How we solve it, specifically

This is a departure-triggered deployment of the Founder Knowledge Engine. The promise stays the same: mirror, do not clone. Nobody is replaced, and nobody is copied. The point is to keep the judgment the person built visible and usable, so the team is not left stranded when they go. The system reflects how the person decided in the past, so the successor can build on it instead of starting from zero.

The difference from the steady-bottleneck case is timing: here the inventory is time-critical. Start it while the person is still in the building, not on the last day.

Founder Knowledge Engine

mirror, do not clone

Knowledge Inventory

€1,490

fully creditable toward the later engine build

  • Two 90-minute remote decision-replay sessions with the departing person
  • A risk-weighted layer map (values, context, heuristics, experience)
  • A prioritized list of levers
  • A structured documentation set

Even two weeks beats nothing, but the three-month window is the real lever. The engine build then picks up where the inventory left off.

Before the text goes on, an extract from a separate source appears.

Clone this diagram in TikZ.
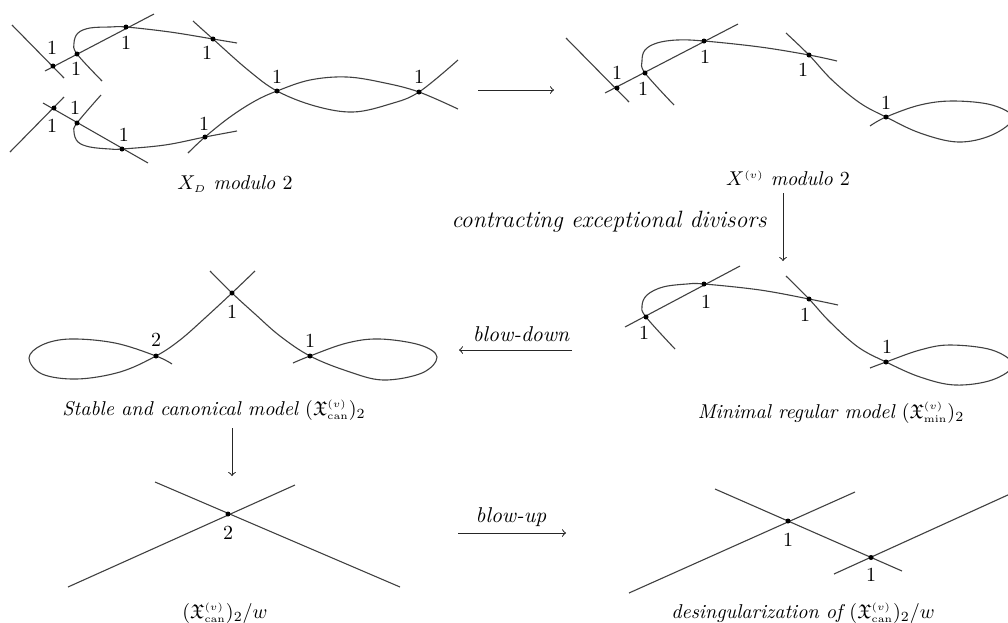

Frequently asked questions

How early before a departure should you start?
As early as possible, ideally the day the resignation lands. The window is the lever, not the method. Start on the last day and you save facts while losing judgments.
What if the person is already gone?
Then the archive remains, email, chat, tickets, plus reconstruction through the people who worked with them. More expensive and patchier than the open window, but not zero.
What if the person leaves on bad terms or will not cooperate?
The archive method works without their active help. Interviews are then not the source, but the written record is.
Is this not the same as onboarding documentation?
No. Onboarding docs capture facts for normal operation. This is about one specific person's judgment knowledge under time pressure, exactly what standard docs never contain.

All names of individuals and companies used in this use case are fictitious. Any resemblance to real persons or businesses is purely coincidental and unintentional. The examples are provided solely for illustrative purposes.